* begin Raw data *

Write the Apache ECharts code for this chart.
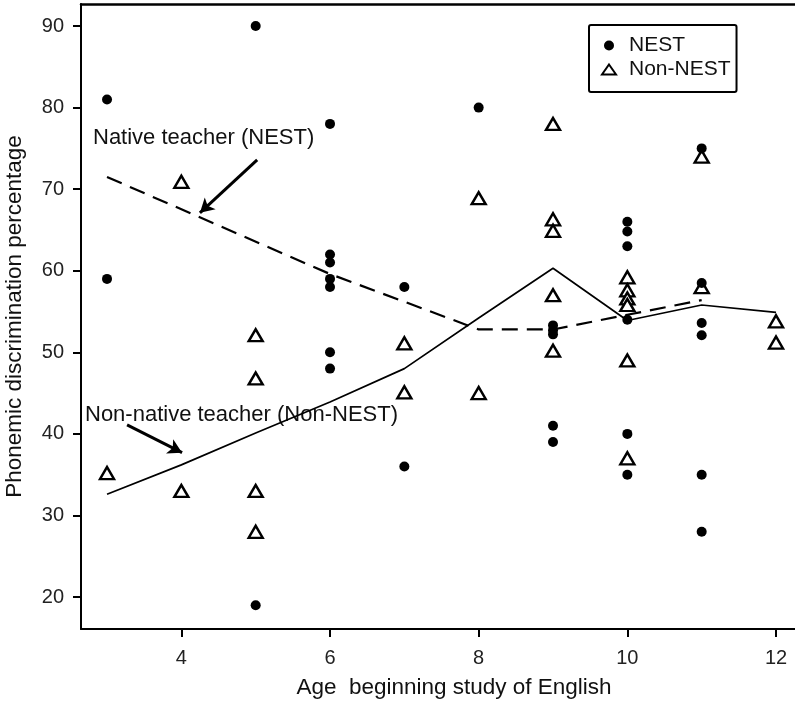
<!DOCTYPE html>
<html>
<head>
<meta charset="utf-8">
<script src="https://cdn.jsdelivr.net/npm/echarts@6/dist/echarts.min.js"></script>
<style>
  html, body { margin: 0; padding: 0; background: #fff; }
  #main { width: 795px; height: 704px; }
</style>
</head>
<body>
<div id="main"></div>
<script>
// NEST (native teacher) points
const nestAge = [3, 3, 5, 5, 6, 6, 6, 6, 6, 6, 6, 7, 7, 8, 9, 9, 9, 9, 9, 10, 10, 10, 10, 10, 10, 11, 11, 11, 11, 11, 11];
const nestScore = [81, 59, 90, 19, 78, 62, 61, 59, 58, 50, 48, 58, 36, 80, 53.3, 52.7, 52.2, 41, 39, 66, 64.8, 63, 54, 40, 35, 75, 58.5, 53.6, 52.1, 35, 28];

// Non-NEST points
const nonAge = [3, 4, 4, 5, 5, 5, 5, 7, 7, 8, 8, 9, 9, 9, 9, 9, 10, 10, 10, 10, 10, 10, 11, 11, 12, 12];
const nonScore = [35.2, 70.9, 33, 52.1, 46.8, 33, 28, 51.1, 45.1, 68.9, 45, 78, 66.3, 64.9, 57, 50.2, 59.2, 57.6, 56.6, 55.8, 49, 37, 74, 58, 53.8, 51.2];

// trend lines
const nestLineAge = [3, 6, 7, 8, 9, 10, 11];
const nestLineMean = [71.5, 59.6, 56.2, 52.8, 52.8, 54.6, 56.4];
const nonLineAge = [3, 4, 5, 6, 7, 8, 9, 10, 11, 12];
const nonLineMean = [32.6, 36.2, 40.1, 43.9, 48, 54.2, 60.3, 53.9, 55.8, 54.9];

const xTicks = [4, 6, 8, 10, 12];
const yTicks = [20, 30, 40, 50, 60, 70, 80, 90];

// annotation arrows (data coords)
const arrowNest = [[5.02, 73.6], [4.25, 67.1]];
const arrowNon = [[3.27, 41.1], [4.01, 37.7]];

const pairs = (xs, ys) => xs.map((x, i) => [x, ys[i]]);

const myChart = echarts.init(document.getElementById('main'));
const font = "'Liberation Sans', Arial, sans-serif";

const option = {
  animation: false,
  backgroundColor: '#fff',
  textStyle: { fontFamily: font },
  grid: {
    left: 81, right: -10, top: 4, bottom: 75,
    outerBoundsMode: 'none',
    containLabel: false,
    show: false
  },
  xAxis: [
    {
      type: 'value',
      min: 2.65, max: 12.39,
      name: 'Age  beginning study of English',
      nameLocation: 'middle',
      nameGap: 47,
      nameTextStyle: { fontSize: 22.5, color: '#111', fontFamily: font, padding: [0, 0, 0, 22] },
      splitLine: { show: false },
      axisLine: { lineStyle: { color: '#000', width: 2 } },
      axisTick: { length: 8, lineStyle: { color: '#000', width: 2 }, customValues: xTicks },
      axisLabel: { fontSize: 20, color: '#222', margin: 19, customValues: xTicks, fontFamily: font }
    },
    {
      // top frame line only
      type: 'value',
      position: 'top',
      min: 2.65, max: 12.39,
      splitLine: { show: false },
      axisLine: { show: true, onZero: false, lineStyle: { color: '#000', width: 2.5 } },
      axisTick: { show: false },
      axisLabel: { show: false }
    }
  ],
  yAxis: {
    type: 'value',
    min: 16.08, max: 92.7,
    name: 'Phonemic discrimination percentage',
    nameLocation: 'middle',
    nameGap: 55,
    nameTextStyle: { fontSize: 22.5, color: '#111', fontFamily: font },
    splitLine: { show: false },
    axisLine: { lineStyle: { color: '#000', width: 2 } },
    axisTick: { length: 8, lineStyle: { color: '#000', width: 2 }, customValues: yTicks },
    axisLabel: { fontSize: 20, color: '#222', margin: 17, customValues: yTicks, fontFamily: font }
  },
  legend: {
    orient: 'vertical',
    left: 589, top: 25,
    borderColor: '#000', borderWidth: 2, borderRadius: 2,
    padding: [10, 6, 12, 12],
    itemGap: 3,
    itemWidth: 14, itemHeight: 10,
    textStyle: { fontSize: 21, color: '#111', padding: [0, 0, 0, 8], fontFamily: font },
    data: [
      { name: 'NEST', icon: 'circle' },
      { name: 'Non-NEST', icon: 'triangle' }
    ]
  },
  graphic: [
    {
      type: 'text', left: 93, top: 127,
      style: { text: 'Native teacher (NEST)', fontSize: 22, fill: '#111', fontFamily: font }
    },
    {
      type: 'text', left: 85, top: 404,
      style: { text: 'Non-native teacher (Non-NEST)', fontSize: 22, fill: '#111', fontFamily: font }
    }
  ],
  series: [
    {
      name: 'nestLine',
      type: 'line',
      data: pairs(nestLineAge, nestLineMean),
      symbol: 'none',
      lineStyle: { color: '#000', width: 2.2, type: [16, 9] },
      z: 1,
      markLine: {
        silent: true,
        symbol: ['none', 'arrow'],
        symbolSize: [12, 14],
        label: { show: false },
        lineStyle: { color: '#000', width: 3, type: 'solid' },
        data: [
          [{ coord: arrowNest[0] }, { coord: arrowNest[1] }],
          [{ coord: arrowNon[0] }, { coord: arrowNon[1] }]
        ]
      }
    },
    {
      name: 'nonLine',
      type: 'line',
      data: pairs(nonLineAge, nonLineMean),
      symbol: 'none',
      lineStyle: { color: '#000', width: 1.7 },
      z: 1
    },
    {
      name: 'Non-NEST',
      type: 'scatter',
      symbol: 'triangle',
      symbolSize: [14, 12],
      data: pairs(nonAge, nonScore),
      itemStyle: { color: '#fff', borderColor: '#000', borderWidth: 2.4, opacity: 1 },
      z: 2
    },
    {
      name: 'NEST',
      type: 'scatter',
      symbol: 'circle',
      symbolSize: 10,
      data: pairs(nestAge, nestScore),
      itemStyle: { color: '#000', opacity: 1 },
      z: 3
    }
  ]
};

myChart.setOption(option);
</script>
</body>
</html>
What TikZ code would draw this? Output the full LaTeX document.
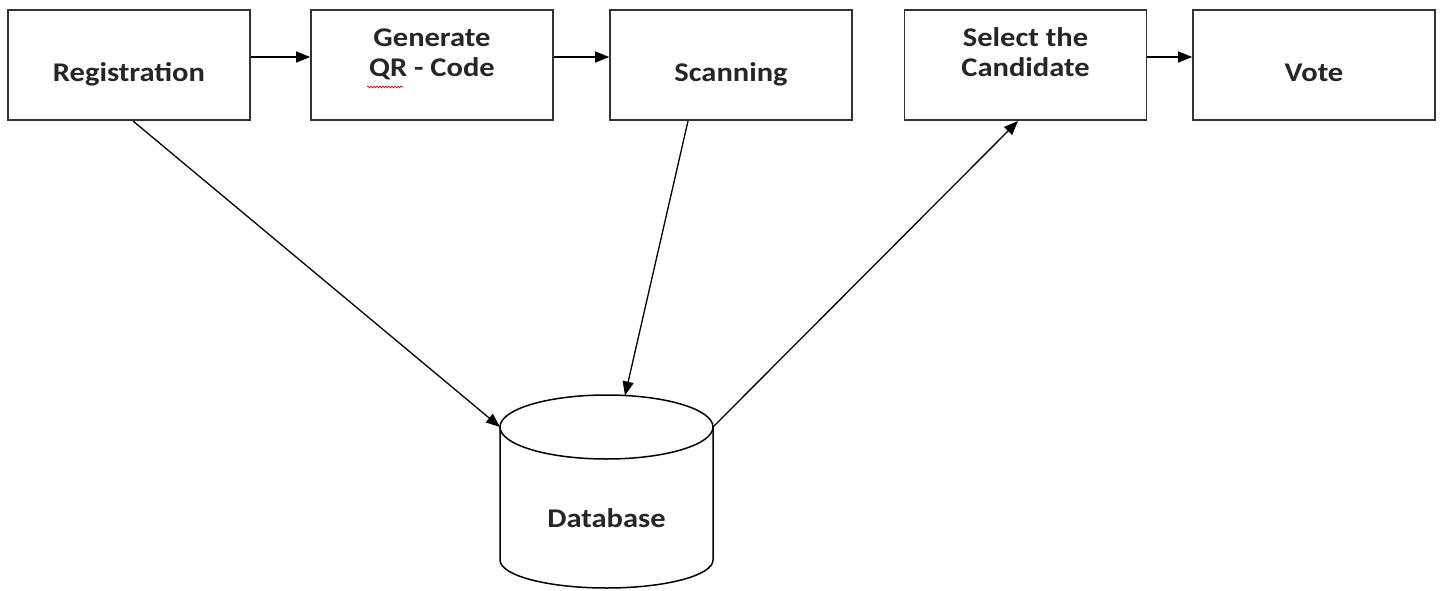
\documentclass[tikz,border=0pt]{standalone}
\usepackage{fontspec}
\setmainfont[FakeStretch=1.13]{Carlito}
\usetikzlibrary{arrows.meta,decorations.pathmorphing}
\begin{document}
\begin{tikzpicture}[x=1pt,y=-1pt,
  stepbox/.style={draw=black!80,line width=1.6pt,minimum width=242pt,minimum height=110pt,inner sep=0pt},
  lbl/.style={font=\fontsize{27}{30}\selectfont\bfseries,align=center,inner sep=0pt,text=black!85},
  conn/.style={draw=black,line width=1.3pt,-{Triangle[length=14pt,width=11pt]}},
  cyl/.style={draw=black,line width=1.5pt}]
\useasboundingbox (0,0) rectangle (1442,591);
\fill[white] (0,0) rectangle (1442,591);
% boxes
\node[stepbox] (reg) at (129,65) {};
\node[stepbox] (gen) at (432,65) {};
\node[stepbox] (scan) at (731,65) {};
\node[stepbox] (sel) at (1025.5,65) {};
\node[stepbox] (vote) at (1314,65) {};
% labels
\node[lbl,anchor=base] (regT) at (129,82) {Registration};
\node[lbl,anchor=base] (genT) at (432,77) {Generate\\QR - Code};
\node[lbl,anchor=base] (scanT) at (731,82) {Scanning};
\node[lbl,anchor=base] (selT) at (1025.5,77) {Select the\\Candidate};
\node[lbl,anchor=base] (voteT) at (1314,82) {Vote};
% spell-check underline
\coordinate (sq1) at (367,87);
\coordinate (sq2) at (403,87);
\draw[red!80!black,line width=0.6pt,decorate,decoration={snake,amplitude=1pt,segment length=3pt}] (sq1) -- (sq2);
% database
\draw[cyl] (500,427) -- (500,560) arc[start angle=180,end angle=360,x radius=106.5pt,y radius=28pt] -- (713,427);
\draw[cyl] (606.5,427) ellipse [x radius=106.5pt,y radius=32pt];
\coordinate (dbL) at (500,427);
\coordinate (dbT) at (625,395.5);
\coordinate (dbR) at (713,427);
\node[lbl,anchor=base] (db) at (606.5,527) {Database};
% connectors
\coordinate (regB) at (133,121);
\coordinate (scanB) at (688,121);
\coordinate (selB) at (1018,121);
\draw[conn] ([yshift=8pt]reg.east) -- ([yshift=8pt]gen.west);
\draw[conn] ([yshift=8pt]gen.east) -- ([yshift=8pt]scan.west);
\draw[conn] ([yshift=8pt]sel.east) -- ([yshift=8pt]vote.west);
\draw[conn] (regB) -- (dbL);
\draw[conn] (scanB) -- (dbT);
\draw[conn] (dbR) -- (selB);
\end{tikzpicture}
\end{document}
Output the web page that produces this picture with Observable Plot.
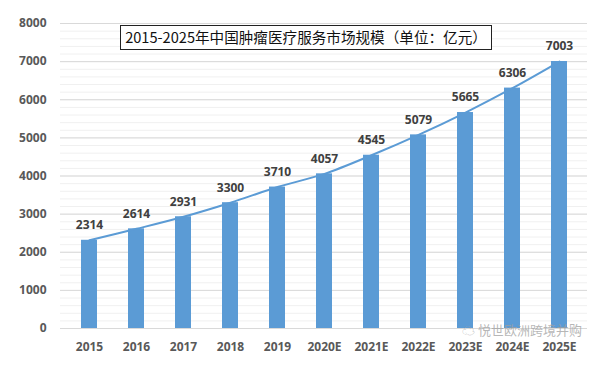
<!DOCTYPE html>
<html><head><meta charset="utf-8">
<script src="https://cdn.jsdelivr.net/npm/d3@7"></script>
<script src="https://cdn.jsdelivr.net/npm/@observablehq/plot@0.6"></script>
<style>
body{margin:0;background:#fff;font-family:"Noto Sans CJK SC","Open Sans",sans-serif;}
#wrap{position:relative;width:600px;height:367px;}
#title{position:absolute;left:120px;top:25px;width:372px;height:25px;border:1.5px solid #222;box-sizing:border-box;font-size:14.6px;line-height:22px;color:#111;text-align:center;background:#fff;}
#wm{position:absolute;left:462px;top:322px;font-size:13px;line-height:16px;color:rgba(160,160,160,0.75);}
</style></head>
<body><div id="wrap"><div id="chart"></div><div id="title">2015-2025年中国肿瘤医疗服务市场规模（单位：亿元）</div><div id="wm">☁ 悦世欧洲跨境并购</div></div>
<script>
const years = ["2015","2016","2017","2018","2019","2020E","2021E","2022E","2023E","2024E","2025E"];
const values = [2314,2614,2931,3300,3710,4057,4545,5079,5665,6306,7003];
const yTicks = [0,1000,2000,3000,4000,5000,6000,7000,8000];
const minorTicks = d3.range(0,8001,200);
const data = years.map((y,i)=>({year:y,value:values[i]}));
const blue = "#5b9bd5";
const chart = Plot.plot({
  width:600,height:367,
  marginLeft:60,marginRight:13,marginTop:23,marginBottom:39,
  style:{fontFamily:"'Open Sans','Noto Sans',sans-serif",fontSize:"12px",color:"#595959",fontWeight:"bold"},
  x:{domain:years,paddingInner:0.66,paddingOuter:0.33,label:null,tickSize:0,tickPadding:14},
  y:{domain:[0,8000],label:null,ticks:yTicks,tickFormat:d=>String(d),tickSize:0,tickPadding:14},
  marks:[
    Plot.ruleY(minorTicks,{stroke:"#f0f0f0"}),
    Plot.ruleY(yTicks,{stroke:"#d9d9d9"}),
    Plot.barY(data,{x:"year",y:"value",fill:blue}),
    Plot.line(data,{x:"year",y:"value",stroke:blue,strokeWidth:2,curve:"catmull-rom"}),
    Plot.text(data,{x:"year",y:"value",text:d=>String(d.value),dy:-15,fill:"#404040",fontWeight:"bold",fontSize:12}),
  ]
});
document.getElementById("chart").append(chart);
</script></body></html>
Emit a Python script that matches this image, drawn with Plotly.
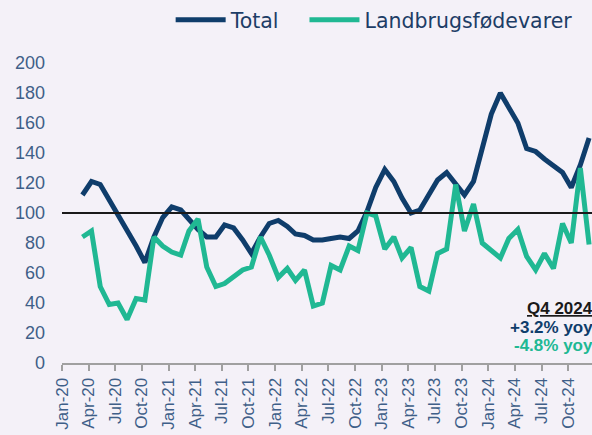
import plotly.graph_objects as go
import pandas as pd

months = pd.date_range("2020-03-01", "2024-12-01", freq="MS") + pd.Timedelta(days=10)

total = [112, 121, 119, 109, 99, 88, 78, 67, 84, 97,
         104, 102, 96, 89, 84, 84, 92, 90, 82, 73, 84, 93,
         95, 91, 86, 85, 82, 82, 83, 84, 83, 88, 101, 117,
         129, 121, 110, 100, 102, 112, 122, 127, 120, 112, 121, 143,
         166, 180, 171, 160, 143, 141, 136, 131, 127, 117, 132, 150]

landbrug = [84, 88, 51, 39, 40, 29, 43, 42, 84, 78,
            74, 72, 88, 96, 64, 51, 53, 58, 62, 64, 84, 72,
            57, 63, 55, 62, 38, 40, 65, 62, 78, 75, 100, 98,
            76, 84, 70, 77, 51, 48, 73, 76, 119, 88, 106, 80,
            75, 70, 83, 89, 71, 62, 73, 63, 93, 80, 130, 79]

series_names = ["Total", "Landbrugsfødevarer"]
y_ticks = list(range(0, 201, 20))
ref_level = 100
notes = ["<u>Q4 2024</u>", "+3.2% yoy", "-4.8% yoy"]

NAVY = "#0f3d6b"
GREEN = "#20b893"
BG = "#f4f1f8"
TICK_COLOR = "#3f5f88"

fig = go.Figure()
fig.add_trace(go.Scatter(x=months, y=total, mode="lines", name=series_names[0],
                         line=dict(color=NAVY, width=5), legend="legend"))
fig.add_trace(go.Scatter(x=months, y=landbrug, mode="lines", name=series_names[1],
                         line=dict(color=GREEN, width=5), legend="legend2"))

fig.add_shape(type="line", xref="paper", yref="y", x0=0, x1=1, y0=ref_level, y1=ref_level,
              line=dict(color="#1a1a1a", width=2), layer="above")

note_colors = ["#1a1a1a", NAVY, GREEN]
note_y = [36.5, 24, 11.5]
for t, c, yy in zip(notes, note_colors, note_y):
    fig.add_annotation(x=1, xref="paper", y=yy, yref="y", text="<b>" + t + "</b>",
                       showarrow=False, xanchor="right", yanchor="middle", xshift=3,
                       font=dict(family="Liberation Sans, Arial", size=17, color=c))

legend_style = dict(orientation="h", xanchor="left", y=1.0, yref="container",
                    yanchor="top", font=dict(family="DejaVu Sans", size=20.5, color="#1d3d66"),
                    bgcolor="rgba(0,0,0,0)", itemwidth=50)

fig.update_layout(
    width=592, height=435,
    margin=dict(l=62, r=0, t=63, b=72, autoexpand=False),
    paper_bgcolor=BG, plot_bgcolor=BG,
    showlegend=True,
    legend=dict(x=0.205, **legend_style),
    legend2=dict(x=0.4575, **legend_style),
    xaxis=dict(type="date", range=["2020-01-01", "2024-12-21"], automargin=False,
               tick0="2020-01-01", dtick="M3", tickformat="%b-%y", tickangle=-90,
               showgrid=False, zeroline=False,
               showline=True, linecolor="#a0a0a0", linewidth=2,
               ticks="outside", ticklen=6, tickwidth=2, tickcolor="#a0a0a0",
               tickfont=dict(family="Liberation Sans, Arial", size=17, color=TICK_COLOR)),
    yaxis=dict(range=[0, 200], tickvals=y_ticks, showgrid=False, zeroline=False,
               showline=False, ticks="", ticklabelstandoff=16, automargin=False,
               tickfont=dict(family="Liberation Sans, Arial", size=18, color=TICK_COLOR)),
)

fig.write_html("out.html", config={"displayModeBar": False},
               post_script="document.body.style.margin='0';document.body.style.background='%s';" % BG)
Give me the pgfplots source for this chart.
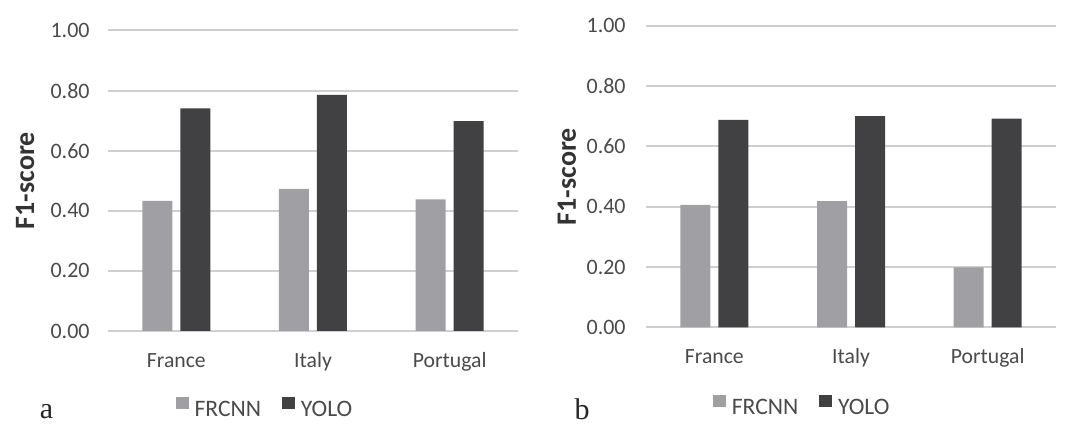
\documentclass[border=0pt]{standalone}
\usepackage{pgfplots}
\pgfplotsset{compat=1.18}
\usepackage{fontspec}
\setmainfont{Carlito}
\newfontfamily\serifa{Liberation Serif}
\definecolor{frc}{HTML}{A0A0A4}
\definecolor{yol}{HTML}{414143}
\definecolor{gridc}{HTML}{CFCFCF}
\definecolor{txt}{HTML}{4A4A4A}
\definecolor{lab}{HTML}{333333}

\pgfplotsset{
 panel/.style={
  scale only axis, width=205pt,
  ymin=0, ymax=1, xmin=-0.5, xmax=2.5,
  ybar, bar width=15pt,
  axis line style={draw=none},
  major tick length=0pt,
  ytick={0,0.2,0.4,0.6,0.8,1},
  yticklabels={0.00,0.20,0.40,0.60,0.80,1.00},
  xtick={0,1,2}, xticklabels={France,Italy,Portugal},
  ymajorgrids, grid style={line width=1pt, color=gridc},
  yticklabel style={font=\fontsize{11}{13}\selectfont, text=txt, inner sep=0pt, anchor=east},
  xticklabel style={font=\fontsize{10.85}{13}\selectfont, text=txt, inner sep=0pt, anchor=base},
  ylabel={F1-score},
  ylabel style={font=\fontsize{14}{16}\selectfont\bfseries, text=lab, anchor=center},
  legend columns=2,
  legend style={draw=none, fill=none, font=\fontsize{11.8}{14}\selectfont, text=txt, anchor=center,
    nodes={inner xsep=3pt},
    /tikz/every even column/.append style={column sep=7.5pt}},
  legend image code/.code={\fill[##1] (0pt,0.5pt) rectangle (6.4pt,6.6pt);},
 }
}

\begin{document}
\begin{tikzpicture}
\useasboundingbox (0,0) rectangle (540pt,213pt);

\begin{axis}[panel, at={(54pt,47.5pt)}, anchor=south west, height=150.25pt,
  yticklabel style={xshift=-9pt}, xticklabel style={yshift=-18.5pt},
  ylabel style={at={(axis description cs:-0.2024,0.5)}},
  legend style={at={(0.388,-0.263)}}]
\addplot[fill=frc, draw=none, bar shift=-9.5pt] coordinates {(0,0.433) (1,0.473) (2,0.438)};
\addplot[fill=yol, draw=none, bar shift=9.5pt] coordinates {(0,0.741) (1,0.786) (2,0.698)};
\legend{FRCNN,YOLO}
\end{axis}

\begin{axis}[panel, at={(323pt,49.35pt)}, anchor=south west, height=150.8pt,
  yticklabel style={xshift=-10pt}, xticklabel style={yshift=-18pt},
  ylabel style={at={(axis description cs:-0.193,0.5)}},
  legend style={at={(0.386,-0.269)}}]
\addplot[fill=frc, draw=none, bar shift=-9.5pt] coordinates {(0,0.406) (1,0.418) (2,0.199)};
\addplot[fill=yol, draw=none, bar shift=9.5pt] coordinates {(0,0.688) (1,0.700) (2,0.692)};
\legend{FRCNN,YOLO}
\end{axis}

\node[anchor=base, font=\serifa\fontsize{15}{18}\selectfont, text=black!85] at (23.3pt,3.75pt) {a};
\node[anchor=base, font=\serifa\fontsize{15}{18}\selectfont, text=black!85] at (291pt,3pt) {b};
\end{tikzpicture}
\end{document}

* end Raw data *

*Requirements*
Hand back the exact lines from the start of the entries to the line with "const yTicks = [20, 30, 40, 50, 60, 70, 80, 90];", both ends kept and pictures left out.

*Result for this task*
Write the Apache ECharts code for this chart.
<!DOCTYPE html>
<html>
<head>
<meta charset="utf-8">
<script src="https://cdn.jsdelivr.net/npm/echarts@6/dist/echarts.min.js"></script>
<style>
  html, body { margin: 0; padding: 0; background: #fff; }
  #main { width: 795px; height: 704px; }
</style>
</head>
<body>
<div id="main"></div>
<script>
// NEST (native teacher) points
const nestAge = [3, 3, 5, 5, 6, 6, 6, 6, 6, 6, 6, 7, 7, 8, 9, 9, 9, 9, 9, 10, 10, 10, 10, 10, 10, 11, 11, 11, 11, 11, 11];
const nestScore = [81, 59, 90, 19, 78, 62, 61, 59, 58, 50, 48, 58, 36, 80, 53.3, 52.7, 52.2, 41, 39, 66, 64.8, 63, 54, 40, 35, 75, 58.5, 53.6, 52.1, 35, 28];

// Non-NEST points
const nonAge = [3, 4, 4, 5, 5, 5, 5, 7, 7, 8, 8, 9, 9, 9, 9, 9, 10, 10, 10, 10, 10, 10, 11, 11, 12, 12];
const nonScore = [35.2, 70.9, 33, 52.1, 46.8, 33, 28, 51.1, 45.1, 68.9, 45, 78, 66.3, 64.9, 57, 50.2, 59.2, 57.6, 56.6, 55.8, 49, 37, 74, 58, 53.8, 51.2];

// trend lines
const nestLineAge = [3, 6, 7, 8, 9, 10, 11];
const nestLineMean = [71.5, 59.6, 56.2, 52.8, 52.8, 54.6, 56.4];
const nonLineAge = [3, 4, 5, 6, 7, 8, 9, 10, 11, 12];
const nonLineMean = [32.6, 36.2, 40.1, 43.9, 48, 54.2, 60.3, 53.9, 55.8, 54.9];

const xTicks = [4, 6, 8, 10, 12];
const yTicks = [20, 30, 40, 50, 60, 70, 80, 90];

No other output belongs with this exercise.